[The following article appeared as the January, 2006, installment of "Lake Stories by Michael Gillespie" in the Lake of the Ozarks Business Journal.]


Many people tell me they fell in love with the lake as a child, the result of family vacations. Perhaps their folks had a cabin, or stayed at a certain resort year after year. Almost certainly the family owned a boat. That meant sight-seeing rides, early morning fishing trips, and water skiing. Everybody has their favorite story about those golden days. Indulge me, if you will, while I tell mine. I'll wager it will bring back fond memories of your own.

The year 1963 was a turning point for us. That was the year my parents bought a boat. We were staying at Rocky Comfort Lodge, next to Gatlin Boat Yard, on the Gravois Arm. Dad was eyeing up a used boat at Gatlins. He'd talk with manager George Purvis awhile, then he'd sit down with Mom and they would agonize over whether to spend the money or not. Up until that time Dad and I had managed to get around our little circle of the lake with a rented fishing boat and our 10-horsepower motor. Now he and Mom were on the verge of buying a real runabout: a 16-foot Larson, with a 75-horsepower Johnson motor. Day after day my parents hesitated. As a junior high school kid, I couldn't understand the delay. "For crying out loud," I pleaded, "just buy it before our vacation is over." I was an insolent pup.

And buy it they did. I was ecstatic. After a day of cleaning and shining this fiberglass beauty, and a few shakedown runs, we were ready for some real boating adventure. At that time the Bagnell Dam strip was the place to go for entertainment and fun. We had been there by car. Now we were going by boat.

Dad wasn't sure how to get to the dam by water. It was far beyond the range of our old fishing motor. So another vacationing family, who had a boat of their own, offered to guide us. Off we went, in tandem formation, moving smartly along at 25 miles an hour. Point after point slid past and opened up an ever changing vista of water, hills, and sky. We waved and honked at all the passing boats and marveled at the parade of cottages and resorts along the shore. Dad was driving, of course. Mom sat at the other end of the front bench seat. I sat in a rear-facing seat behind Dad, and occasionally I would stand and hold on to the vinyl top as the boat bounded over the waves. Mom, a non-swimmer, sat pensively in place, a life jacket buckled around her.

Soon we were at the mouth of the Gravois and turning down the main Osage channel. Here was more water than I had ever seen before. The waves were bigger, the shoreline more rugged. Dad said it was very deep here, over a hundred feet deep. I could sense it from the way the waves seemed to roll. Mom was a little pale, I think. She told me to sit down.

We were running nearer the south shore, still following our friends who had pulled about a hundred yards ahead of us.
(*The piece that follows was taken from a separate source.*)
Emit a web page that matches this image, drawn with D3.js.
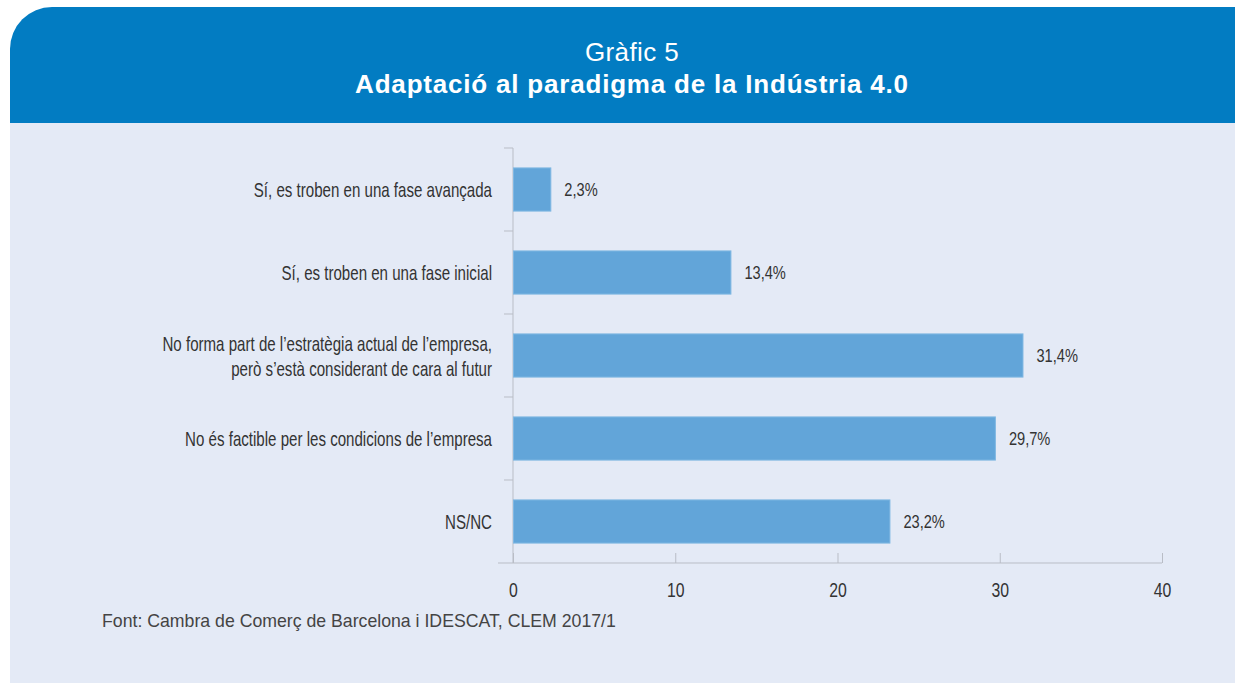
<!DOCTYPE html>
<html>
<head>
<meta charset="utf-8">
<script src="https://cdn.jsdelivr.net/npm/d3@7"></script>
<style>
  html, body { margin: 0; padding: 0; background: #fff; }
  svg { display: block; }
  .cond { font-family: "Liberation Sans", Arial, sans-serif; }
</style>
</head>
<body>
<div id="chart"></div>
<script>
var width = 1235,
    height = 684;

// data
var categories = [
  ["Sí, es troben en una fase avançada"],
  ["Sí, es troben en una fase inicial"],
  ["No forma part de l’estratègia actual de l’empresa,", "però s’està considerant de cara al futur"],
  ["No és factible per les condicions de l’empresa"],
  ["NS/NC"]
];
var values = [2.3, 13.4, 31.4, 29.7, 23.2];
var xTicks = [0, 10, 20, 30, 40];

var title = "Gràfic 5",
    subtitle = "Adaptació al paradigma de la Indústria 4.0",
    source = "Font: Cambra de Comerç de Barcelona i IDESCAT, CLEM 2017/1";

var blue = "#027cc2",
    panel = "#e4eaf6",
    barFill = "#62a5d9",
    squeeze = "scale(0.77,1)"; // condensed look of the original type

var svg = d3.select("#chart").append("svg")
    .attr("width", width)
    .attr("height", height);

// panel with rounded top-left corner
var px0 = 10, py0 = 7, px1 = 1235, py1 = 683, rad = 42, headBottom = 123;

svg.append("rect")
    .attr("x", px0).attr("y", headBottom)
    .attr("width", px1 - px0).attr("height", py1 - headBottom)
    .attr("fill", panel);

svg.append("path")
    .attr("d", "M" + px0 + "," + headBottom +
               "V" + (py0 + rad) +
               "A" + rad + "," + rad + " 0 0 1 " + (px0 + rad) + "," + py0 +
               "H" + px1 + "V" + headBottom + "Z")
    .attr("fill", blue);

svg.append("text")
    .attr("x", 632).attr("y", 61)
    .attr("text-anchor", "middle")
    .attr("fill", "#fff")
    .style("font-family", "'Liberation Sans', Arial, sans-serif")
    .style("font-weight", "300")
    .style("font-size", "26px")
    .style("letter-spacing", "0.4px")
    .text(title);

svg.append("text")
    .attr("x", 632).attr("y", 93)
    .attr("text-anchor", "middle")
    .attr("fill", "#fff")
    .style("font-family", "'Liberation Sans', Arial, sans-serif")
    .style("font-weight", "bold")
    .style("font-size", "26px")
    .style("letter-spacing", "0.8px")
    .text(subtitle);

// chart area
var margin = {left: 513, right: 73, top: 148, bottom: 121};

var x = d3.scaleLinear()
    .domain([0, 40])
    .range([margin.left, width - margin.right]);

var y = d3.scaleBand()
    .domain(d3.range(values.length))
    .range([margin.top, height - margin.bottom])
    .paddingInner(0.48)
    .paddingOuter(0.24);

var step = y.step();

// x axis
var xAxis = svg.append("g")
    .attr("transform", "translate(0," + (height - margin.bottom) + ")")
    .call(d3.axisBottom(x).tickValues(xTicks).tickSize(10).tickPadding(9).tickFormat(d3.format("d")));
xAxis.select(".domain")
    .attr("d", "M" + (margin.left - 15) + ",0H" + x(40))
    .attr("stroke", "#b9bdc6");
xAxis.selectAll(".tick line").attr("stroke", "#b9bdc6").attr("y1", -10).attr("y2", 0);
xAxis.selectAll(".tick text")
    .attr("class", "cond")
    .attr("fill", "#333")
    .attr("transform", squeeze)
    .style("font-size", "20.5px");

// y axis line and separators
svg.append("line")
    .attr("x1", margin.left).attr("x2", margin.left)
    .attr("y1", margin.top).attr("y2", height - margin.bottom)
    .attr("stroke", "#b9bdc6");

svg.selectAll(".sep")
    .data(d3.range(values.length))
    .enter().append("line")
    .attr("class", "sep")
    .attr("x1", margin.left - 9).attr("x2", margin.left)
    .attr("y1", function(d) { return margin.top + d * step; })
    .attr("y2", function(d) { return margin.top + d * step; })
    .attr("stroke", "#b9bdc6");

// bars
svg.selectAll(".bar")
    .data(values)
    .enter().append("rect")
    .attr("class", "bar")
    .attr("x", x(0) + 0.5)
    .attr("y", function(d, i) { return y(i); })
    .attr("width", function(d) { return x(d) - x(0); })
    .attr("height", y.bandwidth())
    .attr("fill", barFill)
    .attr("stroke", "#7fb7e2")
    .attr("stroke-width", 1);

// value labels
svg.selectAll(".val")
    .data(values)
    .enter().append("text")
    .attr("class", "val cond")
    .attr("transform", function(d, i) {
      return "translate(" + (x(d) + 14) + "," + (y(i) + y.bandwidth() / 2) + ")" + squeeze;
    })
    .attr("dy", "0.35em")
    .attr("fill", "#333")
    .style("font-size", "19px")
    .text(function(d) { return d.toFixed(1).replace(".", ",") + "%"; });

// category labels
var lab = svg.selectAll(".cat")
    .data(categories)
    .enter().append("text")
    .attr("class", "cat cond")
    .attr("text-anchor", "end")
    .attr("fill", "#333")
    .style("font-size", "19.6px")
    .attr("transform", function(d, i) {
      return "translate(" + (margin.left - 21) + "," + (y(i) + y.bandwidth() / 2 + 1) + ")" + squeeze;
    });

lab.selectAll("tspan")
    .data(function(d) { return d; })
    .enter().append("tspan")
    .attr("x", 0)
    .attr("y", function(d, j, nodes) { return (j - (nodes.length - 1) / 2) * 25; })
    .attr("dy", "0.35em")
    .text(function(d) { return d; });

// source
svg.append("text")
    .attr("x", 102).attr("y", 627)
    .attr("fill", "#444")
    .style("font-family", "'Liberation Sans', Arial, sans-serif")
    .style("font-size", "17.7px")
    .text(source);
</script>
</body>
</html>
Away over on the north shore we saw the excursion boat, Commander, pass by, heading in the opposite direction. The Commander ran fast in those days, and we could see her shimmering bow wake slant across the channel ahead of us. Our friends splashed through it in a showy spray of white water. Mom told Dad to slow down. We turned into the wake and slowed to a crawl. Our little runabout bumped through the waves and settled down. Dad gunned the throttle and looked off to his left to find our distant escort. I decided to stand up again. Just then Mom shouted: "LEO!"-Dad's name. Looking over the top of the canopy from a half standing position, all I could see was a wall of water directly ahead. Dad yanked back the throttle, but too late-our little boat climbed into the air. The motor, though idling, made a funny sound, but I hardly noticed because just as suddenly we were dropping. Both my feet lifted off the deck and I grabbed the only thing in reach-the slender rod that held up the canopy.

We came down like a lead weight and, WHAM! We hit the trough between two big swells and then rode the second crest, and a third, and fourth, each one gradually less than the previous swell. Mom had banged her forearm hard against the armrest and would have a long, ugly bruise to show for a week. I had fallen to my knees on the deck and was drenched with water, but otherwise okay. Dad was unhurt, save for the shock of it all. The only damage to our boat was a broken front bench seat. It had cracked in two. Our friends turned back for us as we drifted, idling. We said we were okay, they didn't seem too convinced, but we all continued on to the dam-at a somewhat slower pace.

After docking, our friends told us what they saw. The big waves that we hit were the stern swells off the Commander. They were high, rolling waves; not as easy to see as the wake breaking off her bow. Our boat actually went airborne, they said, the only thing in the water was the prop. And when we hit the trough we sent a shower of water skyward that looked like a bomb blast.

Our visit to the strip that day was unremarkable. All I remember of it was that we waited until the Commander was between cruises before we made our return trip. In time, the broken seat was fixed; Mom got over the bruise; and Dad learned to seek the shelter of a point or cove whenever the Commander flashed by. Our good old Larson lasted several seasons. It was the first of four boats my folks would own.

As a youngster, I did not appreciate how hard my parents worked so that I could enjoy those many summers at the lake. But I do appreciate it now. Thanks Mom and Dad.